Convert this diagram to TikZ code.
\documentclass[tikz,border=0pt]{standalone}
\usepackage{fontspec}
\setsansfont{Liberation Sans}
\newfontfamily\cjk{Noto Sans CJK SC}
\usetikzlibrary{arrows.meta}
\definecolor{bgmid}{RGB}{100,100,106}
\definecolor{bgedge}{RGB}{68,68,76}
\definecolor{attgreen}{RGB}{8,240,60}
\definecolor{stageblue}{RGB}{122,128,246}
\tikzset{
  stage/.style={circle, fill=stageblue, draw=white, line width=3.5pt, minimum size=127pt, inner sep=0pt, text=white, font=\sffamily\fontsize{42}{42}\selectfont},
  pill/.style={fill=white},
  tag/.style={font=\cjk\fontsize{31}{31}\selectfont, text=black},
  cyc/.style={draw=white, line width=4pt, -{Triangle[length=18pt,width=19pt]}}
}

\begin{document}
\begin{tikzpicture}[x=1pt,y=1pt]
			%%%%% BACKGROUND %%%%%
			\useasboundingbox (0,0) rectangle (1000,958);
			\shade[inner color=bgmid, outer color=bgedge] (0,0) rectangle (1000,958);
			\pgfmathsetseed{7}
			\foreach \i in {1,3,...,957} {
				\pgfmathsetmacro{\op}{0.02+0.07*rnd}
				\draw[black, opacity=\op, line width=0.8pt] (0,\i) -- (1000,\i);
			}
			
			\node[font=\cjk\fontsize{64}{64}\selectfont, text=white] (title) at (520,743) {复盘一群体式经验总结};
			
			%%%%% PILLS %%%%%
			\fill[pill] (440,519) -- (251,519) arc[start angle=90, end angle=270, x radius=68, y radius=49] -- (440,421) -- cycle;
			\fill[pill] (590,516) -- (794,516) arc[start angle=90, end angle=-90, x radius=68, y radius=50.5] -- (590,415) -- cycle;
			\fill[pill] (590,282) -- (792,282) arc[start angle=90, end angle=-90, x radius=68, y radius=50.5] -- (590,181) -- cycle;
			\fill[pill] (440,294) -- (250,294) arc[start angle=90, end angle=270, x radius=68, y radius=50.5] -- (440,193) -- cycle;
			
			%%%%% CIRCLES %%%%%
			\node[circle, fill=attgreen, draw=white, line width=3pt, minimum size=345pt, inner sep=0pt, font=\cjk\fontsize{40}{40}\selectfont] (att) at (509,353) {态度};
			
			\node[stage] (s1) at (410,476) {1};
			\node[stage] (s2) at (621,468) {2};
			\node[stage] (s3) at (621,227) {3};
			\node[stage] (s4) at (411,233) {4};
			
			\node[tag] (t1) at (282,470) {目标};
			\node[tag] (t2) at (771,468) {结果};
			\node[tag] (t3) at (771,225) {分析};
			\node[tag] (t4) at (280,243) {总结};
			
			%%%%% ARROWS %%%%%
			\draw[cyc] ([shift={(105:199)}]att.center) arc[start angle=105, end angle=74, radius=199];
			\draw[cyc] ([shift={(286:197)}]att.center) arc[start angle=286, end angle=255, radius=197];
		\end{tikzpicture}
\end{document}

» SET PROBLEM
Every line above should be retyped exactly as given.

» SOLUTION FOR THIS EXERCISE
Convert this diagram to TikZ code.
\documentclass[tikz,border=0pt]{standalone}
\usepackage{fontspec}
\setsansfont{Liberation Sans}
\newfontfamily\cjk{Noto Sans CJK SC}
\usetikzlibrary{arrows.meta}
\definecolor{bgmid}{RGB}{100,100,106}
\definecolor{bgedge}{RGB}{68,68,76}
\definecolor{attgreen}{RGB}{8,240,60}
\definecolor{stageblue}{RGB}{122,128,246}
\tikzset{
  stage/.style={circle, fill=stageblue, draw=white, line width=3.5pt, minimum size=127pt, inner sep=0pt, text=white, font=\sffamily\fontsize{42}{42}\selectfont},
  pill/.style={fill=white},
  tag/.style={font=\cjk\fontsize{31}{31}\selectfont, text=black},
  cyc/.style={draw=white, line width=4pt, -{Triangle[length=18pt,width=19pt]}}
}

\begin{document}
\begin{tikzpicture}[x=1pt,y=1pt]
			%%%%% BACKGROUND %%%%%
			\useasboundingbox (0,0) rectangle (1000,958);
			\shade[inner color=bgmid, outer color=bgedge] (0,0) rectangle (1000,958);
			\pgfmathsetseed{7}
			\foreach \i in {1,3,...,957} {
				\pgfmathsetmacro{\op}{0.02+0.07*rnd}
				\draw[black, opacity=\op, line width=0.8pt] (0,\i) -- (1000,\i);
			}
			
			\node[font=\cjk\fontsize{64}{64}\selectfont, text=white] (title) at (520,743) {复盘一群体式经验总结};
			
			%%%%% PILLS %%%%%
			\fill[pill] (440,519) -- (251,519) arc[start angle=90, end angle=270, x radius=68, y radius=49] -- (440,421) -- cycle;
			\fill[pill] (590,516) -- (794,516) arc[start angle=90, end angle=-90, x radius=68, y radius=50.5] -- (590,415) -- cycle;
			\fill[pill] (590,282) -- (792,282) arc[start angle=90, end angle=-90, x radius=68, y radius=50.5] -- (590,181) -- cycle;
			\fill[pill] (440,294) -- (250,294) arc[start angle=90, end angle=270, x radius=68, y radius=50.5] -- (440,193) -- cycle;
			
			%%%%% CIRCLES %%%%%
			\node[circle, fill=attgreen, draw=white, line width=3pt, minimum size=345pt, inner sep=0pt, font=\cjk\fontsize{40}{40}\selectfont] (att) at (509,353) {态度};
			
			\node[stage] (s1) at (410,476) {1};
			\node[stage] (s2) at (621,468) {2};
			\node[stage] (s3) at (621,227) {3};
			\node[stage] (s4) at (411,233) {4};
			
			\node[tag] (t1) at (282,470) {目标};
			\node[tag] (t2) at (771,468) {结果};
			\node[tag] (t3) at (771,225) {分析};
			\node[tag] (t4) at (280,243) {总结};
			
			%%%%% ARROWS %%%%%
			\draw[cyc] ([shift={(105:199)}]att.center) arc[start angle=105, end angle=74, radius=199];
			\draw[cyc] ([shift={(286:197)}]att.center) arc[start angle=286, end angle=255, radius=197];
		\end{tikzpicture}
\end{document}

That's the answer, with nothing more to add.